Artist Matthew Nevin writes for Culture about a fascinating new globe-spanning art project.
As an artist, curator and co director of MART I have always had an interest in international relations, politics and global issues. Back in 2010, this led me to devise The Core Project, an ongoing, multifaceted, visual art project. I have sought out one person from each sovereign state in the world and asked them to film themselves answering a question that they have not previously seen: What is going to happen next?
By withholding the question until they record, I removed the participant’s ability to prepare, producing a series of natural and behavioural nuances within an international cultural context.
After seven years, I am delighted to see the project come to a physical form in a large installation, to be opened in Dublin's Rua Red Gallery this month. At a time where many states feel isolated, forgotten and troubled, it’s important to bring unity to our eclectic collection of cultures. With 144 videos projection mapped onto a massive construction of small white cubes, the structure will provide an impressive experience for the audience to engage with the international participants and hear their opinions, thoughts and feelings on What is going to happen next, both personally, locally and internationally.

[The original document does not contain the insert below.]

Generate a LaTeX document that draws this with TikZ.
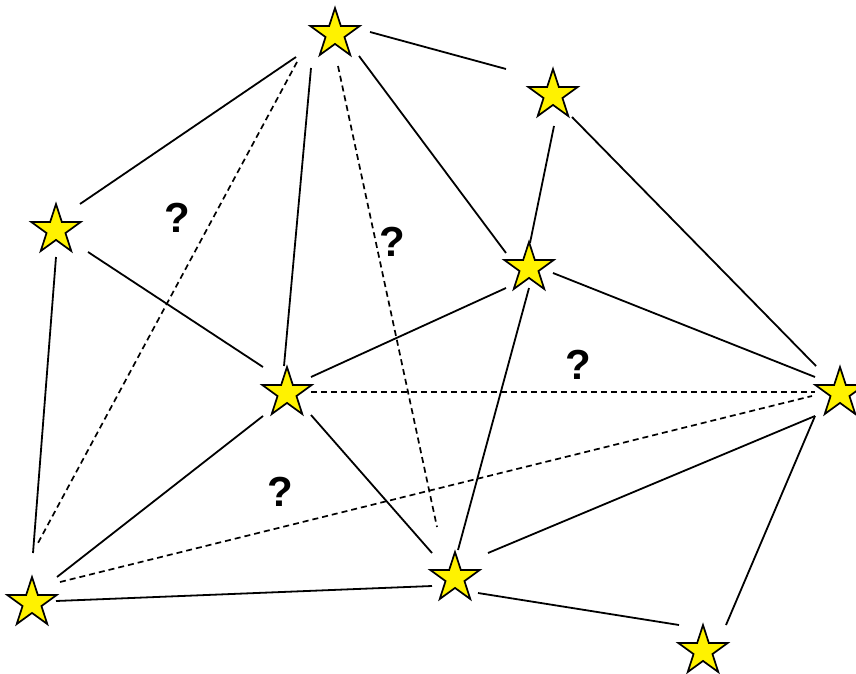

The Core Project is as much about the participant’s verbal response as it is their attitude towards the unknown. A primary aim of the project is to engage citizens of the world in a global cultural experiment that serves to highlight the diversity and complexity of people, opening a door to individuals from all corners of the earth. Through this inclusive project, I wish to break down barriers on how Art can be perceived, created and viewed, with an aim to engage, unite, and create a spark in people’s lives.
The project focuses on the accumulation of an ephemeral ‘art public’ by analysing each participant: their process of understanding the question; their choices in visually setting the scene; and their manner and practice in participating in the project.
Acting as both a global online artistic endeavour and an archive of a group of individual real-world responses, the artwork focuses on intervention in, engagement with, and critique of the dominant political and economic order of society. Respondents become the subjects, and even sub-artists in the project, moving away from singular spectatorship.
Through this form of activation and collaboration, The Core Project has become a collective creation process. As technology has enabled the sharing of opinions/thoughts of artists and participants from all over the world, permitting the co-creation of art that exists both virtually, on the project website, and in tangible form – an installation.
By engaging citizens of the world in a global experiment, I am attempting to highlight how diverse and complex every nation on this planet is. The website allows The Core Project to have an open door to viewers from all corners of the earth, and actively give a glimpse into every sovereign state. Furthermore it provides an inclusive opportunity for both artists and spectators to understand the accessibility of a digital public space. Acting as a creative political force, influencing and creating new social responsibilities, contextualized by using connectivity to assert its cause.